Monday, January 25, 2021

Week 4: ¡Printing the Revolution! Exhibition Preview


I found the introduction to be off putting. The introduced a historical foundation in which the Smithsonian Museum exists was obviously well intended; Yet, the Native people of the land which the museum stands were referred to as "the native people" never their actual names(from some additional research it seems of of which tribes is the Piscataway). This and the information that the Smithsonian was built using slave labor was all said by a white woman as she grinned ear to ear. 

Then E. Carmen Ramos introduced the exhibition she discussed the reclaiming of the word "chicano," forms of urgent images: screen-print, lithography installation, interactive, public interventions and how the collective effort of chicano artists to show the value of everyday chicano culture and identity has lasted 5 decades. 

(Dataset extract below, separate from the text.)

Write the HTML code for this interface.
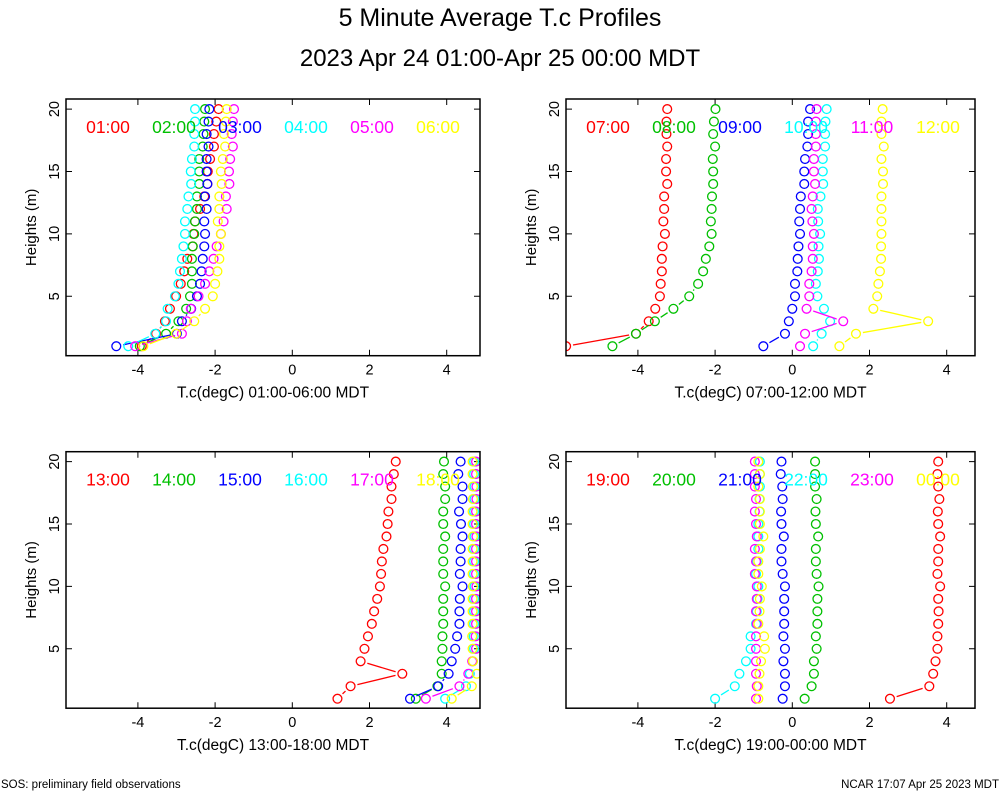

E. Carmen Ramos then introduces Claudia Zapata (Curator) who introduces Juan Fuentes, Esther Hernandez, and Zeke Péna. Fuentes discusses raising his social conscious commitment to teaching and community. Hernandez, a critical Chicana feminist figure, was lead to focus on queer communities and women's lives in her artwork for lots of reasons. She highlights the united farm workers historic march to Sacramento in the 60's. Zeke multi media narrative approaches to interpreting the US borderlands of the Southwest (specifically El Paseo Juarez borderlands). He blends traditional drawing and digital technology (which plays a role in the production, distribution and viewing of his works with augmented reality).

These are some of the subversive ways Chincanx artists inserted their work into the public sphere.